The Black Mountains in the central region of Bhutan form a watershed between two major river systems: the Mo Chhu and the Drangme Chhu. Peaks in the Black Mountains range between 1,500 and 4,925 m (4,921 and 16,158 ft) above sea level, and fast-flowing rivers have carved out deep gorges in the lower mountain areas. The forests of the central Bhutan mountains consist of Eastern Himalayan subalpine conifer forests in higher elevations and Eastern Himalayan broadleaf forests in lower elevations. Woodlands of the central region provide most of Bhutan's forest production. The Torsa, Raidak, Sankosh, and Manas are the main rivers of Bhutan, flowing through this region. Most of the population lives in the central highlands.
In the south, the Shiwalik Hills are covered with dense Himalayan subtropical broadleaf forests, alluvial lowland river valleys, and mountains up to around 1,500 m (4,900 ft) above sea level. The foothills descend into the subtropical Duars Plain. Most of the Duars is located in India, although a 10 to 15 km (6.2 to 9.3 mi) wide strip extends into Bhutan. The Bhutan Duars is divided into two parts: the northern and the southern Duars.
The northern Duars, which abut the Himalayan foothills, have rugged, sloping terrain and dry, porous soil with dense vegetation and abundant wildlife.
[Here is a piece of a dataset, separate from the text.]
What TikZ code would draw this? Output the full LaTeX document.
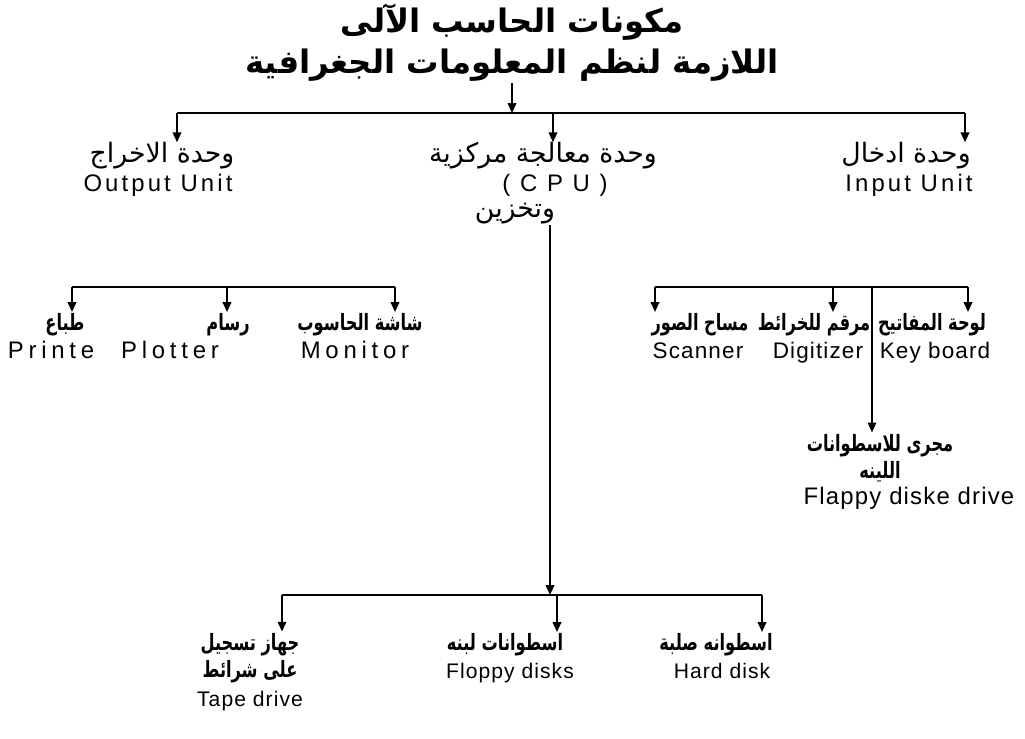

The southern Duars has moderately fertile soil, heavy savannah grass, dense, mixed jungle, and freshwater springs. Mountain rivers, fed by either the melting snow or the monsoon rains, empty into the Brahmaputra River in India. Data released by the Ministry of Agriculture showed that the country had a forest cover of 64% as of October 2005.
Climate of Bhutan
The climate in Bhutan varies with elevation, from subtropical in the south to temperate in the highlands and polar-type climate, with year-round snow in the north. Bhutan experiences five distinct seasons: summer, monsoon, autumn, winter and spring. Western Bhutan has the heavier monsoon rains; southern Bhutan has hot humid summers and cool winters; central and eastern Bhutan is temperate and drier than the west with warm summers and cool winters.